Hey there, time traveller!
This article was published 14/8/2014 (625 days ago), so information in it may no longer be current.
EDGARTOWN, Mass. -- For U.S. President Barack Obama, the intersection of race and the law has revealed both the pitfalls and the power of wading into these delicate matters as America's first black president.
Just months after being sworn in, Obama rapped police in Massachusetts for acting "stupidly" by arresting a black Harvard professor at his own home. After more details of the case were revealed, Obama was forced to clarify his statements and tried to make amends by hosting an awkward "beer summit" at the White House with the professor and police officer.
Four years later, unburdened by re-election, Obama spoke out passionately about the 2013 acquittal of the man who fatally shot Trayvon Martin, an unarmed teen gunned down near his family's home in Florida. In unusually personal terms, Obama declared Martin "could have been me 35 years ago" and gave voice to the pain felt by the African-American community.
Now the president is again wading into a racially charged matter that has riveted the U.S., this time in Ferguson, Mo., the St. Louis suburb where an unarmed black teen was shot and killed by a white police officer. The death of 18-year-old Michael Brown Saturday has been followed by violent clashes between police and protesters.
In his first in-person statement on the situation, Obama appealed Thursday for "peace and calm" in Ferguson and called for restraint by all involved.
"There is never an excuse for violence against police or for those who would use this tragedy as a cover for vandalism or looting," Obama said, speaking from the Massachusetts island of Martha's Vineyard where he is in the midst of a two-week vacation.
"There's also no excuse for police to use excessive force against peaceful protests... "
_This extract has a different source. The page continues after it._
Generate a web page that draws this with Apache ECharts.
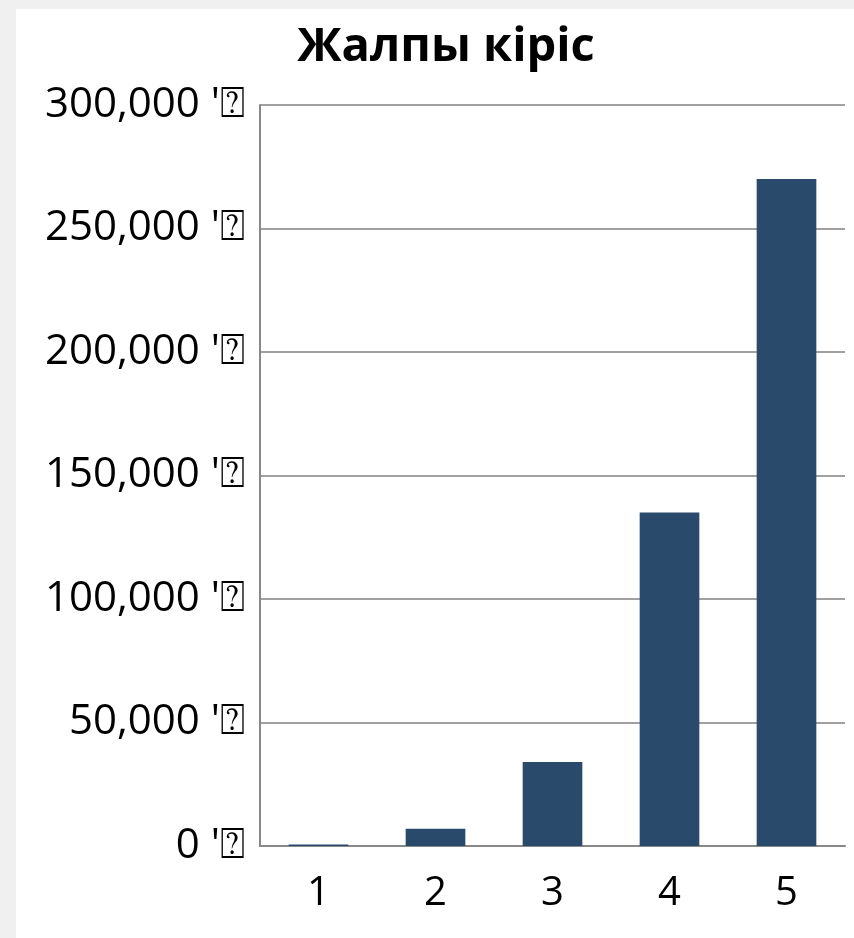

The president decided to speak on the matter after receiving a late-night briefing Wednesday from Attorney General Eric Holder on the violence that had escalated while Obama mingled with former president Bill Clinton, former secretary of state Hillary Clinton and others at a birthday party.
Until then, Obama had held off to give local law enforcement a chance to quiet the situation, but by Wednesday night it was clear that wasn't happening, said a White House official who insisted on anonymity in order to describe the president's thinking.
There are conflicting reports about what led to Brown's death. Police say an officer encountered Brown and another man on the street, and one of the men assaulted the officer and struggled with him over his weapon. During the struggle, which spilled onto the street, Brown was shot multiple times, police said.
But a man who says he was with Brown during the shooting has given a much different account. Dorian Johnson said the officer grabbed his friend's neck, then tried to pull him into the car before brandishing his weapon and firing. Johnson and another witness say Brown was on the street with his hands raised when the officer fired at him repeatedly.
Obama's carefully worded statement reflected the lack of clarity about what happened.
He urged police to be "open and transparent" as the investigation unfolds, but made no judgments about what led to Brown's death.
Obama avoided mentioning race in his statement, and he called on people to "remember that we're all part of one American family."
Cornell William Brooks, president of the NAACP civil rights organization, said Obama was right to tread carefully in his remarks given that emotions remain raw and the city of Ferguson remains on edge.
"The president as the chief executive has to be careful and thoughtful in his choice of words, particularly at a moment when there's unrest -- unrest in the streets, but also unrest in the American conscience," Brooks said.